Do Or Don't: Drinking Icelandic Dead Whale Beer

What happens when a brewery and whaling company team up? Exactly what you think: whale beer. Now, I've consumed some extraordinarily weird things: camel brains, human placenta, KFC, but I don't see myself bringing this brewsky to one of Katz's bottle shares because I don't want to have the following conversation: would you drink beer brewed with bits of whale?

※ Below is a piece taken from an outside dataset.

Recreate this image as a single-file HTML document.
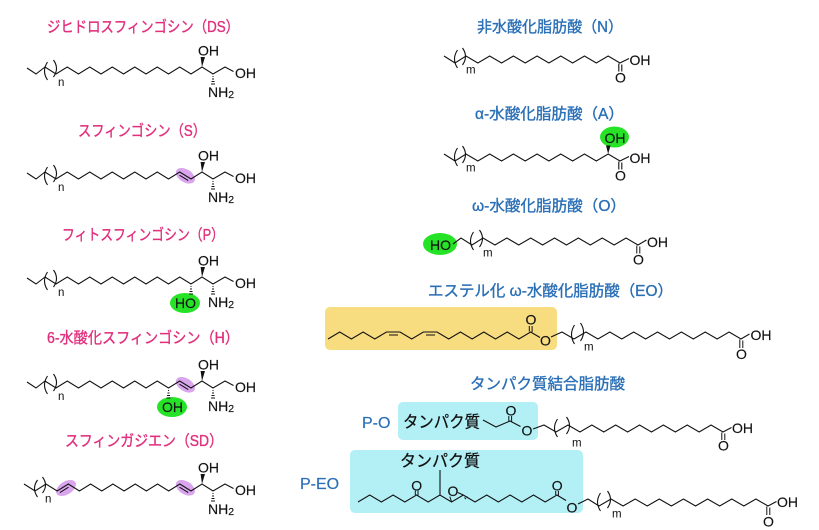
<!DOCTYPE html>
<html><head><meta charset="utf-8">
<style>
html,body{margin:0;padding:0;background:#fff;}
svg{display:block;}
.t{font-family:"Liberation Sans","Noto Sans CJK JP",sans-serif;font-size:15.5px;stroke-width:0.35px;}
.pk{fill:#e0307d;stroke:#e0307d;}
.bl{fill:#2a6fb6;stroke:#2a6fb6;}
.a{font-family:"Liberation Sans",sans-serif;font-size:14px;fill:#111;stroke:#111;stroke-width:0.15px;}
.s{font-family:"Liberation Sans",sans-serif;font-size:11.5px;fill:#111;}
.lb{font-family:"Liberation Sans",sans-serif;font-size:16px;fill:#2a6fb6;stroke:#2a6fb6;stroke-width:0.2px;}
.jp{font-family:"Liberation Sans","Noto Sans CJK JP",sans-serif;font-size:16.5px;fill:#111;stroke:#111;stroke-width:0.25px;}
</style></head><body>
<svg width="819" height="530" viewBox="0 0 819 530" xmlns="http://www.w3.org/2000/svg">
<defs>
  <path id="sch" fill="none" stroke="#111" stroke-width="1.1" d="M27 68L36 74L45 67L56 74l11.25-7 11.25 7 11.25-7 11.25 7 11.25-7 11.25 7 11.25-7 11.25 7 11.25-7 11.25 7 11.25-7 11.25 7L202 67L213 74L225 67L233.5 71.5"/>
  <g id="br">
    <path fill="none" stroke="#111" stroke-width="1.1" d="M47.5 62Q41.5 71 47.5 80M53.5 60Q59.5 68.5 53.5 77"/>
    <text class="s" x="58" y="86">n</text>
  </g>
  <g id="hd">
    <polygon points="202,67 200.6,57 205,57" fill="#111"/>
    <path fill="none" stroke="#111" stroke-width="1" d="M212.5 76.5h1M212 79h2M211.5 81.5h3M211 84h4"/>
    <text class="a" x="198" y="55.5">OH</text>
    <text class="a" x="235" y="78">OH</text>
    <text class="a" x="208" y="97">NH<tspan font-size="10.5" dy="1">2</tspan></text>
  </g>
  <g id="fa">
    <path fill="none" stroke="#111" stroke-width="1.1" d="M444 56L455 63L466 56l11.846 7 11.846-7 11.846 7 11.846-7 11.846 7 11.846-7 11.846 7 11.846-7 11.846 7 11.846-7 11.846 7 11.846-7 11.846 7L629 58.5"/>
    <path fill="none" stroke="#111" stroke-width="1.1" d="M457.5 50Q451.5 59 457.5 68M462.5 48Q468.5 56.5 462.5 65M618.8 63.5V71.5M621.8 64.5V71.5"/>
    <text class="s" x="466" y="73.5">m</text>
    <text class="a" x="615" y="82.5">O</text>
    <text class="a" x="629.5" y="65">OH</text>
  </g>
</defs>

<!-- Left column titles -->
<text class="t pk" x="47" y="32" textLength="192" lengthAdjust="spacingAndGlyphs">ジヒドロスフィンゴシン（DS）</text>
<text class="t pk" x="78" y="136" textLength="128" lengthAdjust="spacingAndGlyphs">スフィンゴシン（S）</text>
<text class="t pk" x="62" y="240" textLength="162" lengthAdjust="spacingAndGlyphs">フィトスフィンゴシン（P）</text>
<text class="t pk" x="47" y="343" textLength="192" lengthAdjust="spacingAndGlyphs">6-水酸化スフィンゴシン（H）</text>
<text class="t pk" x="65" y="446" textLength="158" lengthAdjust="spacingAndGlyphs">スフィンガジエン（SD）</text>

<!-- DS -->
<use href="#sch"/><use href="#br"/><use href="#hd"/>

<!-- S -->
<g transform="translate(0,105)">
  <ellipse cx="185.4" cy="70.8" rx="10.5" ry="6.5" fill="#d9a6ee" transform="rotate(32 185.4 70.8)"/>
  <use href="#sch"/><use href="#br"/><use href="#hd"/>
  <path fill="none" stroke="#111" stroke-width="1" d="M179.5 70.2L188.25 75.6"/>
</g>

<!-- P -->
<g transform="translate(0,210)">
  <ellipse cx="185" cy="93" rx="15" ry="10" fill="#27e327"/>
  <use href="#sch"/><use href="#br"/><use href="#hd"/>
  <path fill="none" stroke="#111" stroke-width="1" d="M190.5 76.5h1M190 79h2M189.5 81.5h3M189 84h4"/>
  <text class="a" x="175" y="98">HO</text>
</g>

<!-- H -->
<g transform="translate(0,314)">
  <ellipse cx="172" cy="93" rx="15" ry="10" fill="#27e327"/>
  <ellipse cx="185.4" cy="70.8" rx="10.5" ry="6.5" fill="#d9a6ee" transform="rotate(32 185.4 70.8)"/>
  <use href="#sch"/><use href="#br"/><use href="#hd"/>
  <path fill="none" stroke="#111" stroke-width="1" d="M179.5 70.2L188.25 75.6M168 76.5h1M167.5 79h2M167 81.5h3M166.5 84h4"/>
  <text class="a" x="162" y="98">OH</text>
</g>

<!-- SD -->
<g transform="translate(0,417)">
  <ellipse cx="66" cy="71" rx="11" ry="6.5" fill="#d9a6ee" transform="rotate(-32 66 71)"/>
  <ellipse cx="185.4" cy="70.8" rx="10.5" ry="6.5" fill="#d9a6ee" transform="rotate(32 185.4 70.8)"/>
  <path fill="none" stroke="#111" stroke-width="1.1" d="M24 67L35 74L46 67l11.154 7 11.154-7 11.154 7 11.154-7 11.154 7 11.154-7 11.154 7 11.154-7 11.154 7 11.154-7 11.154 7 11.154-7 11.154 7L202 67L213 74L225 67L233.5 71.5"/>
  <path fill="none" stroke="#111" stroke-width="1.1" d="M37.5 63Q31.5 71.5 37.5 80M42.5 60Q48.5 68 42.5 76"/>
  <path fill="none" stroke="#111" stroke-width="1" d="M59.9 75.6L68.5 70.2M179.5 70.2L188.25 75.6"/>
  <text class="s" x="45" y="85.5">n</text>
  <use href="#hd"/>
</g>

<!-- Right column titles -->
<text class="t bl" x="477" y="32" textLength="146" lengthAdjust="spacingAndGlyphs">非水酸化脂肪酸（N）</text>
<text class="t bl" x="475" y="119" textLength="149" lengthAdjust="spacingAndGlyphs">α-水酸化脂肪酸（A）</text>
<text class="t bl" x="472" y="211" textLength="154" lengthAdjust="spacingAndGlyphs">ω-水酸化脂肪酸（O）</text>
<text class="t bl" x="428" y="296" textLength="245" lengthAdjust="spacingAndGlyphs">エステル化 ω-水酸化脂肪酸（EO）</text>
<text class="t bl" x="470" y="389" textLength="155" lengthAdjust="spacingAndGlyphs">タンパク質結合脂肪酸</text>

<!-- N -->
<use href="#fa"/>

<!-- A -->
<g transform="translate(0,98)">
  <ellipse cx="614.5" cy="39" rx="14.5" ry="10.5" fill="#27e327"/>
  <use href="#fa"/>
  <polygon points="608.15,56 606,47.5 610.5,47.5" fill="#111"/>
  <text class="a" x="604.5" y="45">OH</text>
</g>

<!-- O (omega) -->
<ellipse cx="440" cy="244" rx="17" ry="11" fill="#27e327"/>
<text class="a" x="430" y="250">HO</text>
<path fill="none" stroke="#111" stroke-width="1.1" d="M453 244L461 238L472 245L483 238l11.923 7 11.923-7 11.923 7 11.923-7 11.923 7 11.923-7 11.923 7 11.923-7 11.923 7 11.923-7 11.923 7 11.923-7 11.923 7L646.5 240"/>
<path fill="none" stroke="#111" stroke-width="1.1" d="M473.5 232Q467.5 241 473.5 250M479.5 230Q485.5 238.5 479.5 247"/>
<path fill="none" stroke="#111" stroke-width="1" d="M636.8 245.5V253.5M639.8 246.5V253.5"/>
<text class="s" x="483" y="256.5">m</text>
<text class="a" x="633" y="264.5">O</text>
<text class="a" x="647" y="247">OH</text>

<!-- EO -->
<rect x="325" y="307" width="232" height="43" rx="5" fill="#f8dc80"/>
<path fill="none" stroke="#111" stroke-width="1.1" d="M328 339L339.7 332L351.4 339L363.1 332L374.8 339L386.5 332L400 332L411.7 339L423.4 332L437 332L448.7 339L460.4 332L472.1 339L483.8 332L495.5 339L507.2 332L518.9 339L530.6 332L540 337.5"/>
<path fill="none" stroke="#111" stroke-width="1" d="M389 335H398M426 335H435M529.3 331.5V326M532.1 332V326"/>
<text class="a" x="525.5" y="324.5">O</text>
<text class="a" x="540" y="345.5">O</text>
<path fill="none" stroke="#111" stroke-width="1.1" d="M551 337L562 332L574 339L586 332l11.923 7 11.923-7 11.923 7 11.923-7 11.923 7 11.923-7 11.923 7 11.923-7 11.923 7 11.923-7 11.923 7 11.923-7 11.923 7L749.5 334"/>
<path fill="none" stroke="#111" stroke-width="1.1" d="M574.5 325Q568.5 334.5 574.5 344M580.5 323Q586.5 332 580.5 341"/>
<path fill="none" stroke="#111" stroke-width="1" d="M739.8 339.5V348M742.8 340.5V348"/>
<text class="s" x="584" y="350.5">m</text>
<text class="a" x="736" y="359">O</text>
<text class="a" x="750.5" y="340">OH</text>

<!-- P-O -->
<text class="lb" x="362" y="428">P-O</text>
<rect x="398" y="402" width="140" height="38" rx="5" fill="#b3f0f6"/>
<text class="jp" x="403" y="427.5" textLength="77" lengthAdjust="spacingAndGlyphs">タンパク質</text>
<path fill="none" stroke="#111" stroke-width="1.1" d="M483 420L496 427L510 421L520.5 426.5"/>
<path fill="none" stroke="#111" stroke-width="1" d="M508.8 421V416M511.6 421.5V416"/>
<text class="a" x="505.5" y="415.5">O</text>
<text class="a" x="521.5" y="435.5">O</text>
<path fill="none" stroke="#111" stroke-width="1.1" d="M533 429L544 425L556 432L568 425l11.923 7 11.923-7 11.923 7 11.923-7 11.923 7 11.923-7 11.923 7 11.923-7 11.923 7 11.923-7 11.923 7 11.923-7 11.923 7L731.5 427.5"/>
<path fill="none" stroke="#111" stroke-width="1.1" d="M557.5 419Q551.5 428 557.5 437M566.5 417Q572.5 425.5 566.5 434"/>
<path fill="none" stroke="#111" stroke-width="1" d="M721.8 432.5V440M724.8 433.5V440"/>
<text class="s" x="572" y="446.5">m</text>
<text class="a" x="718" y="450.5">O</text>
<text class="a" x="732" y="433">OH</text>

<!-- P-EO -->
<text class="lb" x="300" y="489">P-EO</text>
<rect x="350" y="450" width="233" height="63" rx="5" fill="#b3f0f6"/>
<text class="jp" x="400" y="466.5" textLength="80" lengthAdjust="spacingAndGlyphs">タンパク質</text>
<path fill="none" stroke="#111" stroke-width="1.1" d="M440 470V495M358 502L369.7 495L381.4 502L393.1 495L404.8 502L416.5 495L428.2 502L439.9 495L451.6 502L463.3 495L475 502L486.7 495L498.4 502L510.1 495L521.8 502L533.5 495L545.2 502L556.9 495L566 500.5"/>
<path fill="none" stroke="#111" stroke-width="1" d="M415.3 495V490.5M418 495.5V490.5M555.7 495V491M558.4 495.5V491M451.6 502L449.8 496.5M463.3 495L457.8 492.5M464.5 497.5l1.5 1.5M466.5 496.5l1.5 1.5"/>
<text class="a" x="411.3" y="490.5">O</text>
<text class="a" x="447.5" y="496">O</text>
<text class="a" x="551.7" y="490.5">O</text>
<text class="a" x="566.5" y="512.5">O</text>
<path fill="none" stroke="#111" stroke-width="1.1" d="M578 504L588 499L599 506L611 499l12.077 7 12.077-7 12.077 7 12.077-7 12.077 7 12.077-7 12.077 7 12.077-7 12.077 7 12.077-7 12.077 7 12.077-7 12.077 7L776.5 501.5"/>
<path fill="none" stroke="#111" stroke-width="1.1" d="M600.5 493Q594.5 502 600.5 511M607.5 491Q613.5 499.5 607.5 508"/>
<path fill="none" stroke="#111" stroke-width="1" d="M766.8 506.5V515M769.8 507.5V515"/>
<text class="s" x="612" y="517.5">m</text>
<text class="a" x="763" y="526.5">O</text>
<text class="a" x="777" y="507">OH</text>
</svg>
</body></html>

Steðji, one of Iceland's best-known breweries, created a beer in conjunction with Hvalur, a whaling company that sells meat, oil and other products under an allegedly complicated-to-enforce international permit. The beer will only be sold in Iceland, and was brewed specially for a traditional midwinter festival. But while people — mainly tourists, FYI — demand whale meat for the novelty of simply being able to eat it, whaling will still remain a profitable industry. Yes, it's barbaric. No, the meat's not even that awesome. But how about the beer?

Now it's not brewed INSIDE a whale or infused with whale bacon; the label's not printed using whale tears and, to be fair, Icelandic people have been consuming whale products as responsibly as survival in that region of the world allows, for hundreds of years. The ingredient in question is whale meal, the solid meat-bone-"other" by-product of extracting the valuable oil and meat. It is by no means the primary reason for hunting whales, but rather a way to use every part of the animal, and Steðji's beer is not made FROM it, it's made WITH it. Likely in an amount we'd call a "sprinkle." Possibly a "dash." Plus, it's allegedly pretty nutritious, as only folks who had been consuming it for generations could attest.

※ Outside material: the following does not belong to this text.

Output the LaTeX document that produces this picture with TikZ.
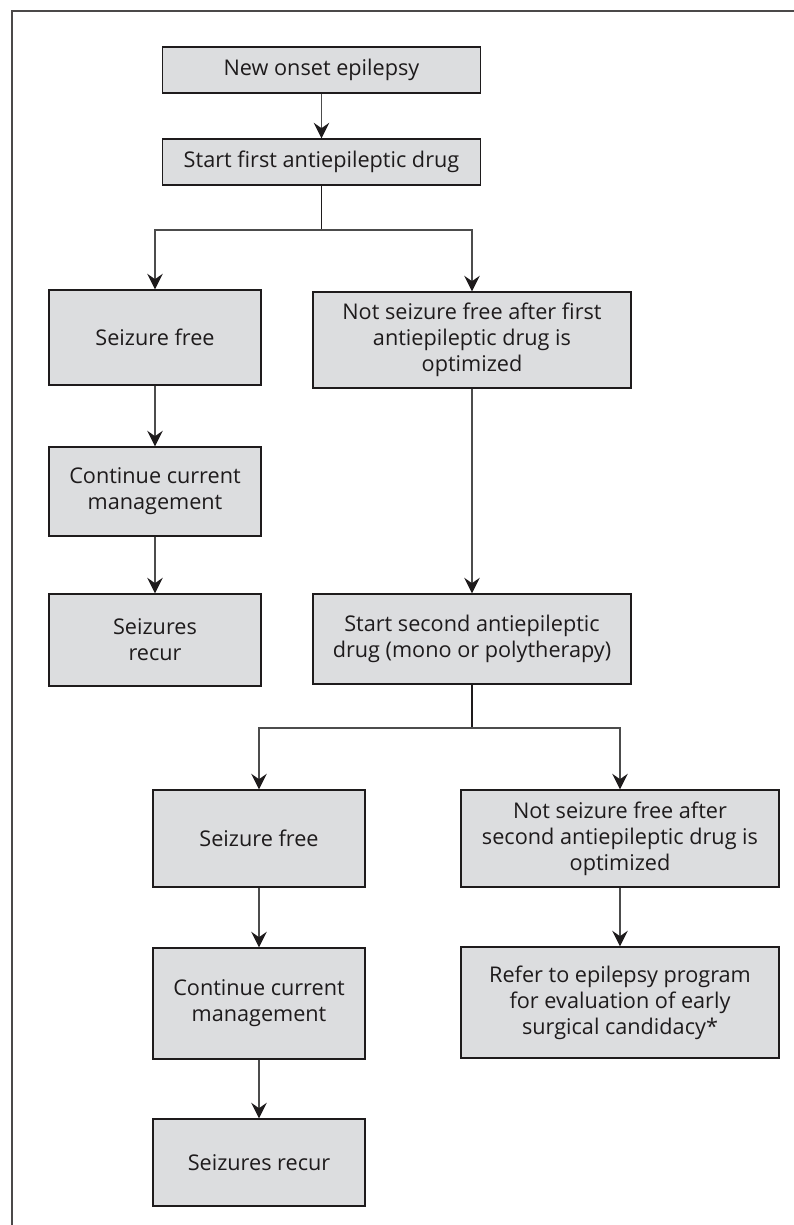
\documentclass[tikz,border=0pt]{standalone}
\usepackage{fontspec}
\setmainfont{Open Sans}
\usetikzlibrary{arrows.meta, positioning}
\definecolor{boxfill}{RGB}{220,221,223}
\definecolor{ink}{RGB}{30,27,28}

\begin{document}
\begin{tikzpicture}[x=0.025cm, y=-0.025cm,
    box/.style={draw=ink, line width=1pt, fill=boxfill, align=center,
        inner sep=0pt, text=ink, font=\fontsize{15.4}{18.6}\selectfont},
    small/.style={minimum width=5.3cm},
    wide/.style={minimum width=7.95cm},
    arr/.style={draw=black!70, line width=1.1pt,
        -{Stealth[length=11pt, width=11pt, inset=3.8pt, color=ink]}},
    trunk/.style={draw=ink, line width=1.4pt}]
    \useasboundingbox (0,0) rectangle (794,1225);

    % Frame
    \draw[draw=ink!80, line width=0.9pt] (794,11) -- (12,11) -- (12,1225);

    % Add the boxes
    \node[box, wide, minimum height=1.15cm] (onset) at (321.5,70) {New onset epilepsy};
    \node[box, wide, minimum height=1.15cm] (first) at (321.5,162) {Start first antiepileptic drug};
    \node[box, small, minimum height=2.375cm] (free1) at (155,337.5) {Seizure free};
    \node[box, wide, minimum height=2.4cm] (notfree1) at (472,340)
        {Not seizure free after first\\antiepileptic drug is\\optimized};
    \node[box, small, minimum height=2.225cm] (cont1) at (155,491.5) {Continue current\\management};
    \node[box, small, minimum height=2.3cm] (recur1) at (155,640) {Seizures\\recur};
    \node[box, wide, minimum height=2.25cm] (second) at (472,639)
        {Start second antiepileptic\\drug (mono or polytherapy)};
    \node[box, small, minimum height=2.425cm] (free2) at (259,838.5) {Seizure free};
    \node[box, wide, minimum height=2.425cm] (notfree2) at (620,838.5)
        {Not seizure free after\\second antiepileptic drug is\\optimized};
    \node[box, small, minimum height=2.775cm] (cont2) at (259,1003.5) {Continue current\\management};
    \node[box, wide, minimum height=2.775cm] (refer) at (620,1002.5)
        {Refer to epilepsy program\\for evaluation of early\\surgical candidacy*};
    \node[box, small, minimum height=2.175cm] (recur2) at (259,1162.5) {Seizures recur};

    % Split points
    \coordinate (split1) at (321.5,230);
    \coordinate (split2) at (472,728);

    % Add the arrows
    \draw[arr] (onset) -- (first);
    \draw[trunk] (first) -- (split1);
    \draw[arr] (split1) -| (free1);
    \draw[arr] (split1) -| (notfree1);
    \draw[arr] (free1) -- (cont1);
    \draw[arr] (cont1) -- (recur1);
    \draw[arr] (notfree1) -- (second);
    \draw[trunk] (second) -- (split2);
    \draw[arr] (split2) -| (free2);
    \draw[arr] (split2) -| (notfree2);
    \draw[arr] (free2) -- (cont2);
    \draw[arr] (cont2) -- (recur2);
    \draw[arr] (notfree2) -- (refer);
\end{tikzpicture}
\end{document}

The backlash, naturally, has been swift and furious. The Whale and Dolphin Conservation Group is not happy with the product or the marketing suggesting that "true Vikings" drink whale beer. But with whaling, once an important industry, on a steady and consistent decline with the advent of products that don't require taking down a majestic sea-beast, Steðji's been pretty unapologetic about their animal rights values.

So there's a glass of whale beer in front of you. It doesn't have a tiny whale in there, no whale jerky floaters or anything. It's 5.2% and crafted by master brewers. Do you drink it?